SET PROBLEM:
Give an exact copy of every line, leaving images out.

DATA SECTION:
###

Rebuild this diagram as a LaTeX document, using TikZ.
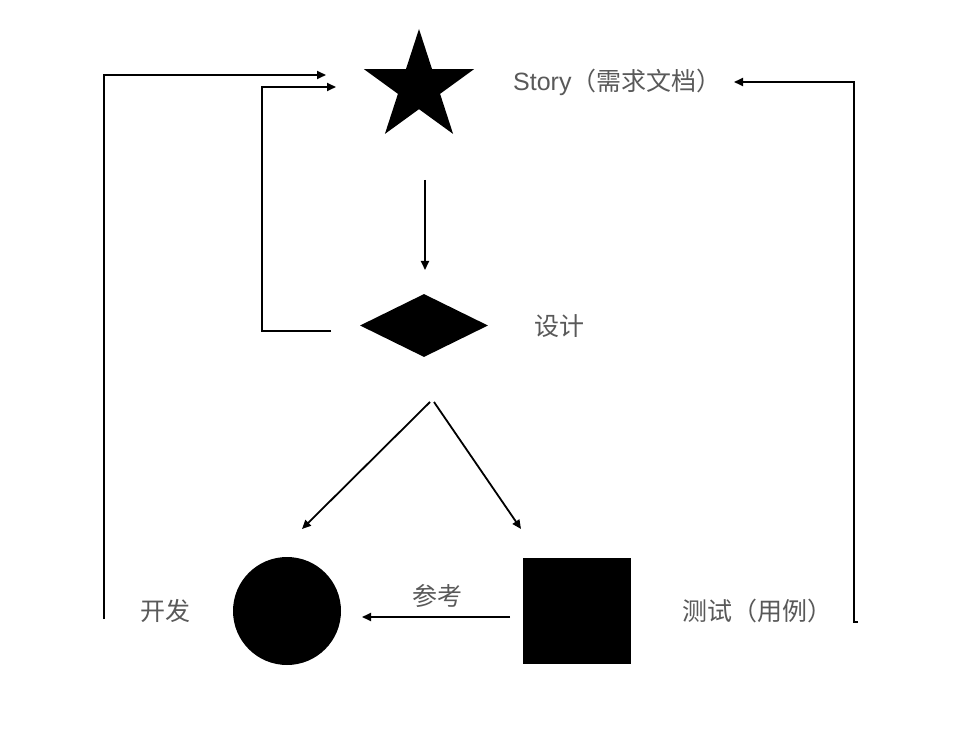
\documentclass[tikz,border=0pt]{standalone}
\usepackage{fontspec}
\setmainfont{Noto Sans CJK SC}
\newfontfamily\latinsans{Liberation Sans}
\usetikzlibrary{shapes.geometric,arrows.meta}
\definecolor{txt}{HTML}{595959}
\begin{document}
\begin{tikzpicture}[x=1pt,y=-1pt,
  conn/.style={line width=1.8pt,-{Triangle[length=9pt,width=8pt]}},
  lbl/.style={text=txt,font=\fontsize{25}{30}\selectfont,inner sep=0pt},
  shp/.style={fill=black,draw=none,inner sep=0pt}]
\fill[white] (0,0) rectangle (956,746);
\useasboundingbox (0,0) rectangle (956,746);
% shapes
\node[shp,star,star points=5,star point ratio=2.618,minimum size=116pt] (story) at (419,87) {};
\node[shp,diamond,minimum width=128pt,minimum height=63pt] (design) at (424,325.5) {};
\node[shp,circle,minimum size=108pt] (dev) at (287,611) {};
\node[shp,rectangle,minimum width=108pt,minimum height=106pt] (test) at (577,611) {};
% labels
\node[lbl,anchor=west] (tstory) at (513,82) {{\latinsans Story}（需求文档）};
\node[lbl,anchor=west] (tdesign) at (534,326) {设计};
\node[lbl,anchor=west] (tdev) at (140,611) {开发};
\node[lbl,anchor=west] (ttest) at (682,611) {测试（用例）};
\node[lbl] (tref) at (437,596) {参考};
% connector endpoints
\coordinate (s1) at (425,180);
\coordinate (d1) at (425,270);
\coordinate (d2) at (430,402);
\coordinate (d3) at (434,402);
\coordinate (c1) at (302,529);
\coordinate (q1) at (521,529);
\coordinate (q2) at (510,617);
\coordinate (c2) at (362,617);
\coordinate (lo1) at (104,619);
\coordinate (lo2) at (326,75);
\coordinate (li1) at (331,331);
\coordinate (li2) at (262,331);
\coordinate (li3) at (336,87);
\coordinate (r0) at (858,622);
\coordinate (r1) at (854,622);
\coordinate (r2) at (734,82);
% connectors
\draw[conn] (s1) -- (d1);
\draw[conn] (d2) -- (c1);
\draw[conn] (d3) -- (q1);
\draw[conn] (q2) -- (c2);
\draw[conn] (lo1) |- (lo2);
\draw[conn] (li1) -- (li2) |- (li3);
\draw[conn] (r0) -- (r1) |- (r2);
\end{tikzpicture}
\end{document}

###

TASK OUTPUT:
Rebuild this diagram as a LaTeX document, using TikZ.
\documentclass[tikz,border=0pt]{standalone}
\usepackage{fontspec}
\setmainfont{Noto Sans CJK SC}
\newfontfamily\latinsans{Liberation Sans}
\usetikzlibrary{shapes.geometric,arrows.meta}
\definecolor{txt}{HTML}{595959}
\begin{document}
\begin{tikzpicture}[x=1pt,y=-1pt,
  conn/.style={line width=1.8pt,-{Triangle[length=9pt,width=8pt]}},
  lbl/.style={text=txt,font=\fontsize{25}{30}\selectfont,inner sep=0pt},
  shp/.style={fill=black,draw=none,inner sep=0pt}]
\fill[white] (0,0) rectangle (956,746);
\useasboundingbox (0,0) rectangle (956,746);
% shapes
\node[shp,star,star points=5,star point ratio=2.618,minimum size=116pt] (story) at (419,87) {};
\node[shp,diamond,minimum width=128pt,minimum height=63pt] (design) at (424,325.5) {};
\node[shp,circle,minimum size=108pt] (dev) at (287,611) {};
\node[shp,rectangle,minimum width=108pt,minimum height=106pt] (test) at (577,611) {};
% labels
\node[lbl,anchor=west] (tstory) at (513,82) {{\latinsans Story}（需求文档）};
\node[lbl,anchor=west] (tdesign) at (534,326) {设计};
\node[lbl,anchor=west] (tdev) at (140,611) {开发};
\node[lbl,anchor=west] (ttest) at (682,611) {测试（用例）};
\node[lbl] (tref) at (437,596) {参考};
% connector endpoints
\coordinate (s1) at (425,180);
\coordinate (d1) at (425,270);
\coordinate (d2) at (430,402);
\coordinate (d3) at (434,402);
\coordinate (c1) at (302,529);
\coordinate (q1) at (521,529);
\coordinate (q2) at (510,617);
\coordinate (c2) at (362,617);
\coordinate (lo1) at (104,619);
\coordinate (lo2) at (326,75);
\coordinate (li1) at (331,331);
\coordinate (li2) at (262,331);
\coordinate (li3) at (336,87);
\coordinate (r0) at (858,622);
\coordinate (r1) at (854,622);
\coordinate (r2) at (734,82);
% connectors
\draw[conn] (s1) -- (d1);
\draw[conn] (d2) -- (c1);
\draw[conn] (d3) -- (q1);
\draw[conn] (q2) -- (c2);
\draw[conn] (lo1) |- (lo2);
\draw[conn] (li1) -- (li2) |- (li3);
\draw[conn] (r0) -- (r1) |- (r2);
\end{tikzpicture}
\end{document}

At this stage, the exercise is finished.